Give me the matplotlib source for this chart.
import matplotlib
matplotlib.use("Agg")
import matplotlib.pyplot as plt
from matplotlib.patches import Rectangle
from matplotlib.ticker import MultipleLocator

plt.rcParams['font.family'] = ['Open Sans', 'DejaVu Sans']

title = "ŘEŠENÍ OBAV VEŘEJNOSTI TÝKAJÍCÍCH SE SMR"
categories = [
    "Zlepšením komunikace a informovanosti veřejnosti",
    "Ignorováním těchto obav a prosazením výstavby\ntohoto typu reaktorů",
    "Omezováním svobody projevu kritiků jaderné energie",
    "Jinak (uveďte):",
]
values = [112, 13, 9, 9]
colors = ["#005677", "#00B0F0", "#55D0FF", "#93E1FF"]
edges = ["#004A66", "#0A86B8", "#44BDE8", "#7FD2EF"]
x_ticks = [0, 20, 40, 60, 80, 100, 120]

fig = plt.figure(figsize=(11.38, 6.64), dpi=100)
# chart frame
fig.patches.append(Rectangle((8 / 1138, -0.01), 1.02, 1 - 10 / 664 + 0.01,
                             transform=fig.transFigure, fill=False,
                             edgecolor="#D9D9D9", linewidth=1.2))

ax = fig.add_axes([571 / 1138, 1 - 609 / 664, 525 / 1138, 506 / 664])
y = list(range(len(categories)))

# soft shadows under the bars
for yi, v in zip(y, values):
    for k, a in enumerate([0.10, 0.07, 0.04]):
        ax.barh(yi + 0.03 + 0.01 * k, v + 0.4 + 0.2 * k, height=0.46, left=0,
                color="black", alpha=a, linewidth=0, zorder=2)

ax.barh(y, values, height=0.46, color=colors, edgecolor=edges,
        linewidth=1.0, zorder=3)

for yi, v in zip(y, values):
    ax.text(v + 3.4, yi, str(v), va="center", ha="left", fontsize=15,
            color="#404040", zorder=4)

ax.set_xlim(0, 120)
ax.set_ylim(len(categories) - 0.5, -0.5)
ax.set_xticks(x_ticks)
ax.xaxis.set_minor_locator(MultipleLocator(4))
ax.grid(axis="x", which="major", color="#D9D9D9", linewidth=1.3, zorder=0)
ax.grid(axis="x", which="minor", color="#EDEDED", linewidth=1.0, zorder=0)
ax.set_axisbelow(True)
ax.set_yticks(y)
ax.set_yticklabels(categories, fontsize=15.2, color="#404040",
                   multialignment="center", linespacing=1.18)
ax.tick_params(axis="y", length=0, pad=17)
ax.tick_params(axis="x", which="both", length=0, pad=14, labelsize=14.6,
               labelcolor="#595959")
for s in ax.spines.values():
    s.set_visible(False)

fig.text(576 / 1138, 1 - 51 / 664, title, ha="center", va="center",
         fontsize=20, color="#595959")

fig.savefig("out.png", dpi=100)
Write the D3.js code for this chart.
◇ ◇ ◇ ◇
Every entry should be printed again exactly as it stands.

Give me the matplotlib source for this chart.
import matplotlib
matplotlib.use("Agg")
import matplotlib.pyplot as plt
from matplotlib.patches import Rectangle
from matplotlib.ticker import MultipleLocator

plt.rcParams['font.family'] = ['Open Sans', 'DejaVu Sans']

title = "ŘEŠENÍ OBAV VEŘEJNOSTI TÝKAJÍCÍCH SE SMR"
categories = [
    "Zlepšením komunikace a informovanosti veřejnosti",
    "Ignorováním těchto obav a prosazením výstavby\ntohoto typu reaktorů",
    "Omezováním svobody projevu kritiků jaderné energie",
    "Jinak (uveďte):",
]
values = [112, 13, 9, 9]
colors = ["#005677", "#00B0F0", "#55D0FF", "#93E1FF"]
edges = ["#004A66", "#0A86B8", "#44BDE8", "#7FD2EF"]
x_ticks = [0, 20, 40, 60, 80, 100, 120]

fig = plt.figure(figsize=(11.38, 6.64), dpi=100)
# chart frame
fig.patches.append(Rectangle((8 / 1138, -0.01), 1.02, 1 - 10 / 664 + 0.01,
                             transform=fig.transFigure, fill=False,
                             edgecolor="#D9D9D9", linewidth=1.2))

ax = fig.add_axes([571 / 1138, 1 - 609 / 664, 525 / 1138, 506 / 664])
y = list(range(len(categories)))

# soft shadows under the bars
for yi, v in zip(y, values):
    for k, a in enumerate([0.10, 0.07, 0.04]):
        ax.barh(yi + 0.03 + 0.01 * k, v + 0.4 + 0.2 * k, height=0.46, left=0,
                color="black", alpha=a, linewidth=0, zorder=2)

ax.barh(y, values, height=0.46, color=colors, edgecolor=edges,
        linewidth=1.0, zorder=3)

for yi, v in zip(y, values):
    ax.text(v + 3.4, yi, str(v), va="center", ha="left", fontsize=15,
            color="#404040", zorder=4)

ax.set_xlim(0, 120)
ax.set_ylim(len(categories) - 0.5, -0.5)
ax.set_xticks(x_ticks)
ax.xaxis.set_minor_locator(MultipleLocator(4))
ax.grid(axis="x", which="major", color="#D9D9D9", linewidth=1.3, zorder=0)
ax.grid(axis="x", which="minor", color="#EDEDED", linewidth=1.0, zorder=0)
ax.set_axisbelow(True)
ax.set_yticks(y)
ax.set_yticklabels(categories, fontsize=15.2, color="#404040",
                   multialignment="center", linespacing=1.18)
ax.tick_params(axis="y", length=0, pad=17)
ax.tick_params(axis="x", which="both", length=0, pad=14, labelsize=14.6,
               labelcolor="#595959")
for s in ax.spines.values():
    s.set_visible(False)

fig.text(576 / 1138, 1 - 51 / 664, title, ha="center", va="center",
         fontsize=20, color="#595959")

fig.savefig("out.png", dpi=100)
Write the D3.js code for this chart.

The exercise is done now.